* begin *
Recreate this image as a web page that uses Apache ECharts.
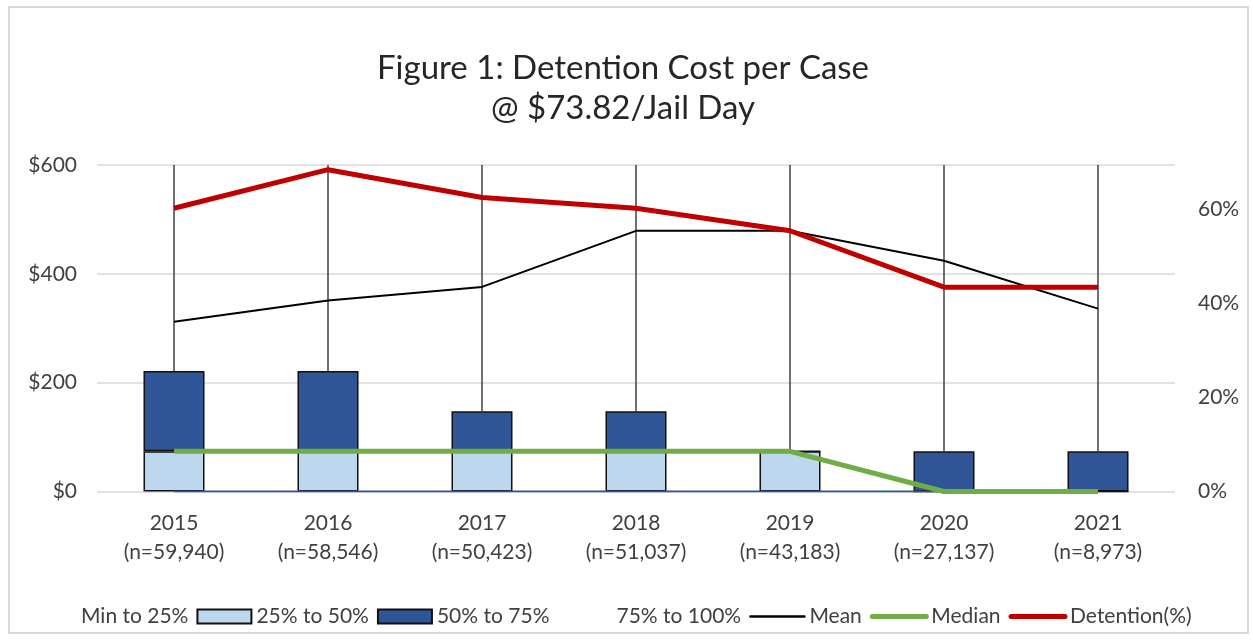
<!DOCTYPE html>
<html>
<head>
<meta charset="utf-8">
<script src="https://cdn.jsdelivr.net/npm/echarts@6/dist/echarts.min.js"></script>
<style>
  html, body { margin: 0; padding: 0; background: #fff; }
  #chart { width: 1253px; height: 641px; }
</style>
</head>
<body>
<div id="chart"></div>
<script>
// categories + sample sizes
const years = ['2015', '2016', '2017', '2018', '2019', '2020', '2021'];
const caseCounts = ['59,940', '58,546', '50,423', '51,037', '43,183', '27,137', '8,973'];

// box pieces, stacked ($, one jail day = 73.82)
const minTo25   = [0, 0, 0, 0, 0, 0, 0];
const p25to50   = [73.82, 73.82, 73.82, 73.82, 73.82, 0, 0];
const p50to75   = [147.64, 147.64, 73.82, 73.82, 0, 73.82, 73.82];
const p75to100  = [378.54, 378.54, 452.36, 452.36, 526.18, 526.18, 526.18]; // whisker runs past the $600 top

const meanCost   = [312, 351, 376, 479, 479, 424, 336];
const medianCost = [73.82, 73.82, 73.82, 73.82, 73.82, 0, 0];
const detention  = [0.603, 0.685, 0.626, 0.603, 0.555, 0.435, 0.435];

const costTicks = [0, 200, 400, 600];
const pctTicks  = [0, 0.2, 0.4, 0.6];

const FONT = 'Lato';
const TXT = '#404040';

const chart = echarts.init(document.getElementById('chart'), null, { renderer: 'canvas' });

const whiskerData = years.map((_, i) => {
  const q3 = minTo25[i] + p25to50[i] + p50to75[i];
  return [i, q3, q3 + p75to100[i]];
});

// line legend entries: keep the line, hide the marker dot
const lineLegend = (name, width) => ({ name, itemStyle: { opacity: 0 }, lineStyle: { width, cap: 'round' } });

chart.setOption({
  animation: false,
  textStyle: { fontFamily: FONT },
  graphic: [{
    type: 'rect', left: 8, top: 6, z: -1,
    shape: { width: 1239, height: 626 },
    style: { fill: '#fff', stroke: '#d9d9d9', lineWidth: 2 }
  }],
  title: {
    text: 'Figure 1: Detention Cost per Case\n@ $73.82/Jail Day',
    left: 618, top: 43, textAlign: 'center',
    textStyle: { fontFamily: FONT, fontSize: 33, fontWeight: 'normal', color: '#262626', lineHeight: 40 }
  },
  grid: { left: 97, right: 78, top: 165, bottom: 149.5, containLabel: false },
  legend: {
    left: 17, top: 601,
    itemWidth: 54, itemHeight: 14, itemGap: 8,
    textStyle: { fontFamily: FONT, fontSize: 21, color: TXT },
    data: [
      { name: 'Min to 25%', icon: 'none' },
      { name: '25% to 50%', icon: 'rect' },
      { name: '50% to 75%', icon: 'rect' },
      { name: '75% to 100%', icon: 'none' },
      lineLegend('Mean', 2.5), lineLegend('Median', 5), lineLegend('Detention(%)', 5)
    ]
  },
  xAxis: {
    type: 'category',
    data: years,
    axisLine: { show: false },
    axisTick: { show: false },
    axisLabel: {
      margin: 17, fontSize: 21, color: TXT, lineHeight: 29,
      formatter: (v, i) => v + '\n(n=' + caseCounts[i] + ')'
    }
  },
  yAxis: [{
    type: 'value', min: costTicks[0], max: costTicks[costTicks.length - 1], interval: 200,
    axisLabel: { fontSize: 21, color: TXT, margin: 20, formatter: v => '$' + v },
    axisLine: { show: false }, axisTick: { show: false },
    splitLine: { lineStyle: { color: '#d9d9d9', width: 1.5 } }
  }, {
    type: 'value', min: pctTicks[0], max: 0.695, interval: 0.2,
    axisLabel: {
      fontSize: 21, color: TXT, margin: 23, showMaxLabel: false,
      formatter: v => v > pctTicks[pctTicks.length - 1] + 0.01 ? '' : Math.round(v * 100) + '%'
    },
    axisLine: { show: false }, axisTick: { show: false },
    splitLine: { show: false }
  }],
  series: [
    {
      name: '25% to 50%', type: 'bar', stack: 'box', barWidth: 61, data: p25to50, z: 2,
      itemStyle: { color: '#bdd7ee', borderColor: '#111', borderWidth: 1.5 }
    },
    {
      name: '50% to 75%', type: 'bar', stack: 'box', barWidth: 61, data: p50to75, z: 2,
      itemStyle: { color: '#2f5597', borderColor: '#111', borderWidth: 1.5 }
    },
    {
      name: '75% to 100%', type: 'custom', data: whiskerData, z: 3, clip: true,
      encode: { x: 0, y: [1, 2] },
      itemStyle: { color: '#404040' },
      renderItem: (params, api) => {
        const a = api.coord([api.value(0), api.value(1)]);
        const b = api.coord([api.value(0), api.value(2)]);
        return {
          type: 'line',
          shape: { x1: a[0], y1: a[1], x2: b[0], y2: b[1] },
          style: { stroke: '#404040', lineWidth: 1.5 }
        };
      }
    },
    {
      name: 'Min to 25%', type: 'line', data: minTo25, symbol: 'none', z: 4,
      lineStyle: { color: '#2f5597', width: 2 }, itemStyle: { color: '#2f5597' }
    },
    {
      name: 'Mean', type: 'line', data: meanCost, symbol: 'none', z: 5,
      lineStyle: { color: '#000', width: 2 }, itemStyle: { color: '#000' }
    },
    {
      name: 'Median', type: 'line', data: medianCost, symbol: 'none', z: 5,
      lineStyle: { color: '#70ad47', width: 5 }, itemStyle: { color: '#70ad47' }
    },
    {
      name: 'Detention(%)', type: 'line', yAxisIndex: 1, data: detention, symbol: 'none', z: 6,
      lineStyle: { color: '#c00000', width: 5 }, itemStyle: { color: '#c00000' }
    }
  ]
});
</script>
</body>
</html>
* end *
Each line from the top of the material through the line containing "const lineLegend = (name, width)" should be reproduced exactly; please drop any images.

Right answer =>
Recreate this image as a web page that uses Apache ECharts.
<!DOCTYPE html>
<html>
<head>
<meta charset="utf-8">
<script src="https://cdn.jsdelivr.net/npm/echarts@6/dist/echarts.min.js"></script>
<style>
  html, body { margin: 0; padding: 0; background: #fff; }
  #chart { width: 1253px; height: 641px; }
</style>
</head>
<body>
<div id="chart"></div>
<script>
// categories + sample sizes
const years = ['2015', '2016', '2017', '2018', '2019', '2020', '2021'];
const caseCounts = ['59,940', '58,546', '50,423', '51,037', '43,183', '27,137', '8,973'];

// box pieces, stacked ($, one jail day = 73.82)
const minTo25   = [0, 0, 0, 0, 0, 0, 0];
const p25to50   = [73.82, 73.82, 73.82, 73.82, 73.82, 0, 0];
const p50to75   = [147.64, 147.64, 73.82, 73.82, 0, 73.82, 73.82];
const p75to100  = [378.54, 378.54, 452.36, 452.36, 526.18, 526.18, 526.18]; // whisker runs past the $600 top

const meanCost   = [312, 351, 376, 479, 479, 424, 336];
const medianCost = [73.82, 73.82, 73.82, 73.82, 73.82, 0, 0];
const detention  = [0.603, 0.685, 0.626, 0.603, 0.555, 0.435, 0.435];

const costTicks = [0, 200, 400, 600];
const pctTicks  = [0, 0.2, 0.4, 0.6];

const FONT = 'Lato';
const TXT = '#404040';

const chart = echarts.init(document.getElementById('chart'), null, { renderer: 'canvas' });

const whiskerData = years.map((_, i) => {
  const q3 = minTo25[i] + p25to50[i] + p50to75[i];
  return [i, q3, q3 + p75to100[i]];
});

// line legend entries: keep the line, hide the marker dot
const lineLegend = (name, width) => ({ name, itemStyle: { opacity: 0 }, lineStyle: { width, cap: 'round' } });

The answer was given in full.